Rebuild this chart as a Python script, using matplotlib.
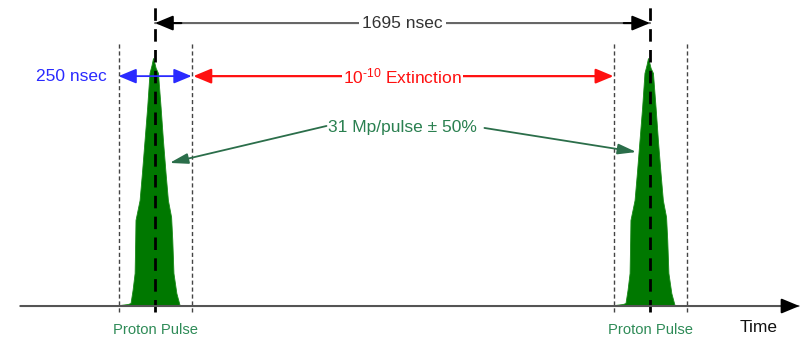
import matplotlib.pyplot as plt

plt.rcParams['font.family'] = ['Liberation Sans', 'DejaVu Sans']
plt.rcParams['mathtext.fontset'] = 'custom'
plt.rcParams['mathtext.rm'] = 'Liberation Sans'

# time between pulses and extinction window (nsec)
period = 1695
window = 250
pulse_centers = [0, period]

# pulse shape: offset from centre (nsec) and relative intensity
pulse_offsets = [-146, -122, -94, -84, -77, -70, -68, -67, -53, -45, -36, -27,
                 -19, -12, -7, -3, 2, 10, 19, 27, 36, 44, 55, 59, 63, 73, 84,
                 122, 152]
pulse_heights = [0.0, 0.004, 0.008, 0.012, 0.065, 0.133, 0.266, 0.347, 0.427,
                 0.536, 0.669, 0.802, 0.94, 0.972, 1.0, 0.984, 0.96, 0.94,
                 0.802, 0.669, 0.536, 0.427, 0.359, 0.266, 0.133, 0.052,
                 0.004, 0.0, 0.0]

labels = ['Proton Pulse', 'Proton Pulse']

fig = plt.figure(figsize=(8.08, 3.39), dpi=100)
ax = fig.add_axes([0, 0, 1, 1])
ax.set_xlim(-531, 2236)
ax.set_ylim(-0.133, 1.234)
ax.axis('off')

half = window / 2

# time axis
ax.annotate('', xy=(2213, 0), xytext=(-471, 0),
            arrowprops=dict(arrowstyle='-', color='#555555', lw=1.5))
ax.annotate('', xy=(2216, 0), xytext=(2150, 0),
            arrowprops=dict(arrowstyle='-|>,head_length=0.6,head_width=0.25',
                            color='black', lw=1.5, mutation_scale=18))
ax.text(2067, -0.085, 'Time', ha='center', va='center', fontsize=12.5, color='#111111')

for c, lab in zip(pulse_centers, labels):
    xs = [c + o for o in pulse_offsets]
    ax.fill_between(xs, 0, pulse_heights, color='#007800', lw=0.6, edgecolor='#1a8a1a')
    ax.plot([c, c], [-0.024, 1.214], color='black', lw=2, dashes=(4.5, 3))
    for side in (-1, 1):
        ax.plot([c + side * half, c + side * half], [-0.024, 1.065],
                color='#444444', lw=1, dashes=(3, 2))
    ax.text(c, -0.095, lab, ha='center', va='center', fontsize=10.6, color='#2e8b57')

# 1695 nsec
ax.annotate('', xy=(period, 1.141), xytext=(0, 1.141),
            arrowprops=dict(arrowstyle='-', color='#666666', lw=1.5, shrinkA=0, shrinkB=0))
for tip, tail in ((0, 90), (period, period - 90)):
    ax.annotate('', xy=(tip, 1.141), xytext=(tail, 1.141),
                arrowprops=dict(arrowstyle='-|>,head_length=0.6,head_width=0.25',
                                color='black', lw=1.5, shrinkA=0, shrinkB=0,
                                mutation_scale=18))
ax.text(period / 2, 1.141, '%d nsec' % period, ha='center', va='center',
        fontsize=12.5, color='#333333',
        bbox=dict(facecolor='white', edgecolor='none', pad=2))

# 250 nsec window
ax.annotate('', xy=(half, 0.927), xytext=(-half, 0.927),
            arrowprops=dict(arrowstyle='<|-|>,head_length=0.6,head_width=0.25',
                            color='#2a2aff', lw=1.3, shrinkA=0, shrinkB=0,
                            mutation_scale=18))
ax.text(-164, 0.927, '%d nsec' % window, ha='right', va='center',
        fontsize=12.5, color='#2a2aff')

# extinction
ax.annotate('', xy=(period - half, 0.927), xytext=(half + 6, 0.927),
            arrowprops=dict(arrowstyle='<|-|>,head_length=0.6,head_width=0.25',
                            color='#ff1010', lw=1.6, shrinkA=0, shrinkB=0,
                            mutation_scale=18))
ax.text(period / 2, 0.927, r'$\mathregular{10^{\text{-10}}}$ Extinction', ha='center',
        va='center', fontsize=12.5, color='#ff1010',
        bbox=dict(facecolor='white', edgecolor='none', pad=1))

# intensity
ax.text(period / 2, 0.718, '31 Mp/pulse \u00b1 50%', ha='center', va='center',
        fontsize=12.5, color='#2a8050')
for tip, tail in (((50, 0.577), (587, 0.726)), ((1648, 0.621), (1128, 0.718))):
    ax.annotate('', xy=tip, xytext=tail,
                arrowprops=dict(arrowstyle='-|>,head_length=0.7,head_width=0.2',
                                color='#2b6e4a', lw=1.3, shrinkA=0, shrinkB=0,
                                mutation_scale=16))

fig.savefig('out.png', dpi=100)
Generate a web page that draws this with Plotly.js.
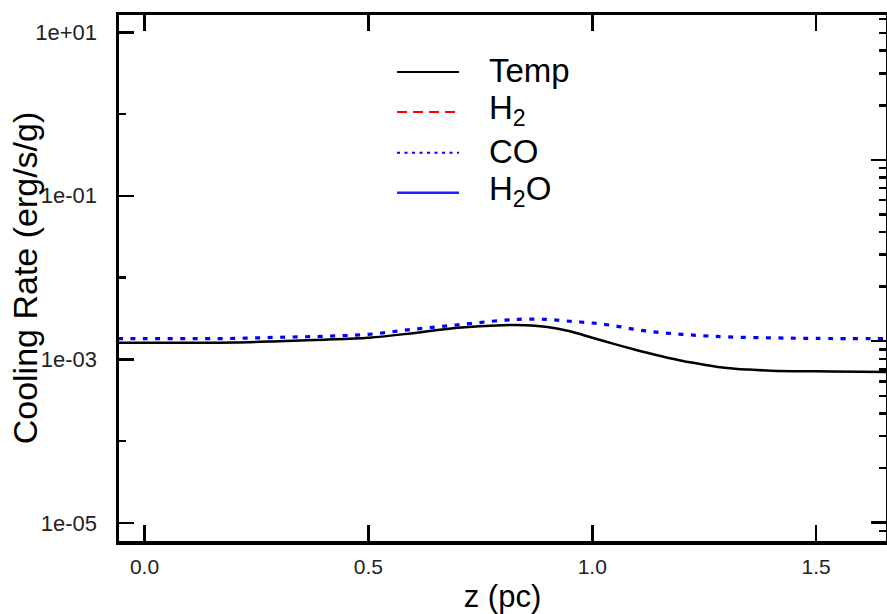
<!DOCTYPE html>
<html>
<head>
<meta charset="utf-8">
<script src="https://cdn.plot.ly/plotly-3.0.1.min.js"></script>
<style>html,body{margin:0;padding:0;background:#fff;}#chart{width:887px;height:614px;}</style>
</head>
<body>
<div id="chart"></div>
<script>
// z (pc) sample positions
const zTemp = [-0.06, 0.0, 0.1, 0.2, 0.3, 0.4, 0.5, 0.6, 0.7, 0.8, 0.85, 0.9, 0.95, 1.0, 1.05, 1.1, 1.15, 1.2, 1.25, 1.3, 1.35, 1.4, 1.5, 1.6, 1.66];
// Temperature (right axis, K)
const tempVals = [98, 98, 98, 98.4, 100, 101.9, 104.5, 110.7, 118.7, 122.5, 122.5, 119.9, 113.5, 104.5, 96.3, 89.2, 83.2, 78, 74.2, 71.2, 69.7, 68.8, 68.2, 67.8, 67.7];

const zCO = [-0.06, 0.0, 0.1, 0.2, 0.3, 0.4, 0.5, 0.6, 0.7, 0.8, 0.85, 0.9, 0.95, 1.0, 1.05, 1.1, 1.15, 1.2, 1.25, 1.3, 1.4, 1.5, 1.66];
// CO cooling rate (erg/s/g)
const coVals = [1.79e-3, 1.79e-3, 1.79e-3, 1.80e-3, 1.86e-3, 1.91e-3, 2.02e-3, 2.33e-3, 2.64e-3, 3.0e-3, 3.10e-3, 3.07e-3, 2.92e-3, 2.78e-3, 2.57e-3, 2.30e-3, 2.13e-3, 2.02e-3, 1.94e-3, 1.88e-3, 1.83e-3, 1.80e-3, 1.79e-3];

// H2 and H2O: not visible within the plotted range
const zH2 = [], h2Vals = [];
const zH2O = [], h2oVals = [];

const seriesNames = ['Temp', 'H<sub>2</sub>', 'CO', 'H<sub>2</sub>O'];

const yTickVals = [1e-5, 1e-3, 1e-1, 1e1];
const yTickText = ['1e-05', '1e-03', '1e-01', '1e+01'];
const yMinorVals = [1e-4, 1e-2, 1e0];
const xTickVals = [0, 0.5, 1.0, 1.5];
const xTickText = ['0.0', '0.5', '1.0', '1.5'];

const y2Major = [10, 100, 1000];
const y2Minor = [];
[1, 10, 100, 1000].forEach(d => { for (let n = 2; n <= 9; n++) y2Minor.push(n * d); });

const FONT = '"Liberation Sans", Arial, Helvetica, sans-serif';

const traces = [
  {x: zTemp, y: tempVals, name: 'Temp', yaxis: 'y2', mode: 'lines', line: {color: '#000000', width: 2.5, shape: 'spline'}, showlegend: false},
  {x: zH2, y: h2Vals, name: 'H2', mode: 'lines', line: {color: '#ff0000', width: 2.5, dash: 'dash'}, showlegend: false},
  {x: zCO, y: coVals, name: 'CO', mode: 'lines', line: {color: '#0000ff', width: 3.2, dash: '5px,7.5px', shape: 'spline'}, showlegend: false},
  {x: zH2O, y: h2oVals, name: 'H2O', mode: 'lines', line: {color: '#0000ff', width: 2.5}, showlegend: false}
];

// custom legend (long line samples as in the reference)
const legStyles = [
  {color: '#000000', width: 2, dash: 'solid'},
  {color: '#ff0000', width: 2, dash: '10px,6px'},
  {color: '#0000ff', width: 2, dash: '3px,4.5px'},
  {color: '#2222ff', width: 2.5, dash: 'solid'}
];
const legY = [0.8917, 0.8157, 0.7379, 0.6619];
const shapes = [];
const annotations = [];
seriesNames.forEach((nm, i) => {
  shapes.push({type: 'line', xref: 'paper', yref: 'paper', x0: 0.3625, x1: 0.4433, y0: legY[i], y1: legY[i], line: legStyles[i]});
  annotations.push({xref: 'paper', yref: 'paper', x: 0.4798, y: legY[i] + 0.003, xanchor: 'left', yanchor: 'middle', text: nm, showarrow: false, font: {family: FONT, size: 33, color: '#000'}});
});
// y-axis title (placed independently of the tick labels, as in the reference)
annotations.push({xref: 'paper', yref: 'paper', x: -0.1225, y: 0.4995, xanchor: 'center', yanchor: 'middle', textangle: -90, text: 'Cooling Rate (erg/s/g)', showarrow: false, font: {family: FONT, size: 34, color: '#000'}});

const layout = {
  width: 887, height: 614,
  margin: {l: 119, r: 1, t: 15, b: 72.5, pad: 0},
  paper_bgcolor: '#ffffff', plot_bgcolor: '#ffffff',
  font: {family: FONT, color: '#000'},
  showlegend: false,
  xaxis: {
    range: [-0.057, 1.656], showgrid: false, zeroline: false,
    showline: true, linecolor: '#000', linewidth: 3.5, mirror: 'ticks',
    ticks: 'inside', ticklen: 16, tickwidth: 2.5, tickcolor: '#000',
    tickmode: 'array', tickvals: xTickVals, ticktext: xTickText,
    ticklabelstandoff: 4,
    tickfont: {family: FONT, size: 21, color: '#222'},
    title: {text: 'z (pc)', font: {family: FONT, size: 31, color: '#000'}, standoff: 12}
  },
  yaxis: {
    type: 'log', range: [-5.2224, 1.2114], showgrid: false, zeroline: false,
    showline: true, linecolor: '#000', linewidth: 3.5, mirror: false,
    ticks: 'inside', ticklen: 15, tickwidth: 2.5, tickcolor: '#000',
    tickmode: 'array', tickvals: yTickVals, ticktext: yTickText,
    ticklabelstandoff: 14,
    minor: {tickmode: 'array', tickvals: yMinorVals, ticks: 'inside', ticklen: 7, tickwidth: 2.5, tickcolor: '#000', showgrid: false},
    tickfont: {family: FONT, size: 22, color: '#222'}
  },
  yaxis2: {
    type: 'log', range: [0.898, 3.799], overlaying: 'y', side: 'right', showgrid: false, zeroline: false,
    showline: true, linecolor: '#000', linewidth: 3,
    ticks: 'inside', ticklen: 15, tickwidth: 2.5, tickcolor: '#000',
    tickmode: 'array', tickvals: y2Major, showticklabels: false,
    minor: {tickmode: 'array', tickvals: y2Minor, ticks: 'inside', ticklen: 7, tickwidth: 2.5, tickcolor: '#000', showgrid: false}
  },
  shapes: shapes,
  annotations: annotations
};

Plotly.newPlot('chart', traces, layout, {displayModeBar: false, staticPlot: true});
</script>
</body>
</html>
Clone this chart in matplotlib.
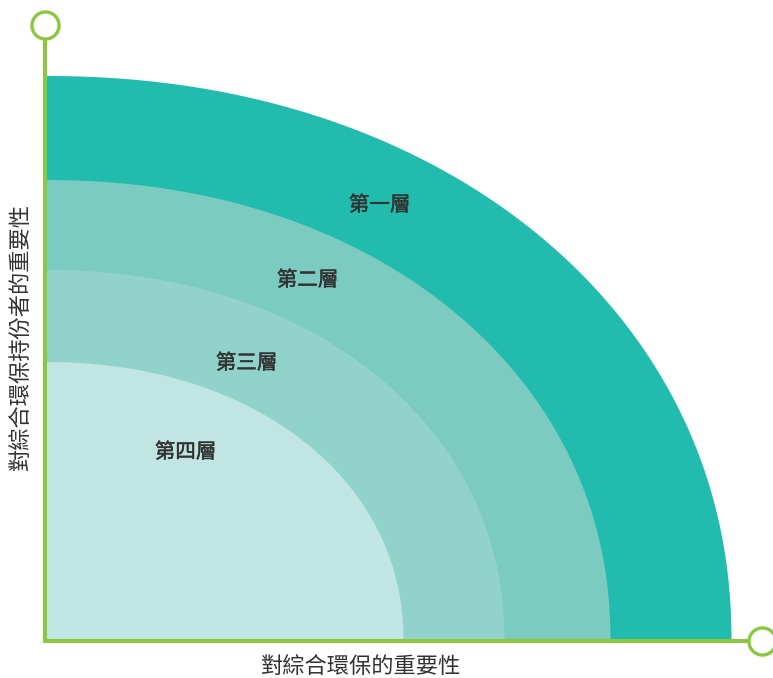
import numpy as np
import matplotlib
matplotlib.use("Agg")
import matplotlib.pyplot as plt
from matplotlib.patches import Polygon
import matplotlib.patheffects as pe

plt.rcParams['font.family'] = ['Noto Sans CJK TC', 'DejaVu Sans']

# ---- data ----
layer_names = ['第一層', '第二層', '第三層', '第四層']
layer_reach_x = [687, 566, 460, 359]   # extent along "importance of environmental protection"
layer_reach_y = [565, 461, 371, 279]   # extent along "importance to stakeholders"
layer_colors = ['#21BCAD', '#7BCBC1', '#91D3CA', '#C1E5E2']
label_x = [335, 263, 202, 141]
label_y = [436, 361, 278, 189]
x_title = '對綜合環保的重要性'
y_title = '對綜合環保持份者的重要性'

green = '#8DC63F'
text_color = '#333333'

W, H, DPI = 773, 678, 100
fig = plt.figure(figsize=(W / DPI, H / DPI), dpi=DPI)
ax = fig.add_axes([0, 0, 1, 1])
ax.set_xlim(-44.5, W - 44.5)
ax.set_ylim(-37, H - 37)
ax.axis('off')

n = 2.1
t = np.linspace(0, np.pi / 2, 300)
for a, b, c in zip(layer_reach_x, layer_reach_y, layer_colors):
    xs = a * np.cos(t) ** (2 / n)
    ys = b * np.sin(t) ** (2 / n)
    pts = np.column_stack([np.r_[0, xs], np.r_[0, ys]])
    ax.add_patch(Polygon(pts, closed=True, facecolor=c, edgecolor='none', zorder=1))

medium = [pe.withStroke(linewidth=0.35, foreground=text_color)]
for name, lx, ly in zip(layer_names, label_x, label_y):
    ax.text(lx, ly, name, ha='center', va='center', fontsize=14.8,
            color=text_color, zorder=3, path_effects=medium)

# axes arrows with circle ends
x_end = 717.5
y_end = 616
lw = 4 * 72 / DPI
ax.plot([0, 0], [-2, y_end], color=green, lw=lw, solid_capstyle='butt', zorder=4)
ax.plot([-2, x_end], [0, 0], color=green, lw=lw, solid_capstyle='butt', zorder=4)
ax.plot([0], [y_end], marker='o', markersize=19.5, markerfacecolor='white',
        markeredgecolor=green, markeredgewidth=2.4, zorder=5)
ax.plot([x_end], [0], marker='o', markersize=19.5, markerfacecolor='white',
        markeredgecolor=green, markeredgewidth=2.4, zorder=5)

ax.text(317, -25, x_title, ha='center', va='center', fontsize=16, color=text_color)
ax.text(-24.5, 304, y_title, ha='center', va='center', fontsize=16,
        color=text_color, rotation=90)

fig.savefig('out.png', dpi=DPI, facecolor='white')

■ Required work ■
Begin with the line that contains "Generate a web" and end with the line that contains "const zH2O = [], h2oVals = [];"; write out both and all lines between exactly, but no pictures.

■ Solution to this problem ■
Generate a web page that draws this with Plotly.js.
<!DOCTYPE html>
<html>
<head>
<meta charset="utf-8">
<script src="https://cdn.plot.ly/plotly-3.0.1.min.js"></script>
<style>html,body{margin:0;padding:0;background:#fff;}#chart{width:887px;height:614px;}</style>
</head>
<body>
<div id="chart"></div>
<script>
// z (pc) sample positions
const zTemp = [-0.06, 0.0, 0.1, 0.2, 0.3, 0.4, 0.5, 0.6, 0.7, 0.8, 0.85, 0.9, 0.95, 1.0, 1.05, 1.1, 1.15, 1.2, 1.25, 1.3, 1.35, 1.4, 1.5, 1.6, 1.66];
// Temperature (right axis, K)
const tempVals = [98, 98, 98, 98.4, 100, 101.9, 104.5, 110.7, 118.7, 122.5, 122.5, 119.9, 113.5, 104.5, 96.3, 89.2, 83.2, 78, 74.2, 71.2, 69.7, 68.8, 68.2, 67.8, 67.7];

const zCO = [-0.06, 0.0, 0.1, 0.2, 0.3, 0.4, 0.5, 0.6, 0.7, 0.8, 0.85, 0.9, 0.95, 1.0, 1.05, 1.1, 1.15, 1.2, 1.25, 1.3, 1.4, 1.5, 1.66];
// CO cooling rate (erg/s/g)
const coVals = [1.79e-3, 1.79e-3, 1.79e-3, 1.80e-3, 1.86e-3, 1.91e-3, 2.02e-3, 2.33e-3, 2.64e-3, 3.0e-3, 3.10e-3, 3.07e-3, 2.92e-3, 2.78e-3, 2.57e-3, 2.30e-3, 2.13e-3, 2.02e-3, 1.94e-3, 1.88e-3, 1.83e-3, 1.80e-3, 1.79e-3];

// H2 and H2O: not visible within the plotted range
const zH2 = [], h2Vals = [];
const zH2O = [], h2oVals = [];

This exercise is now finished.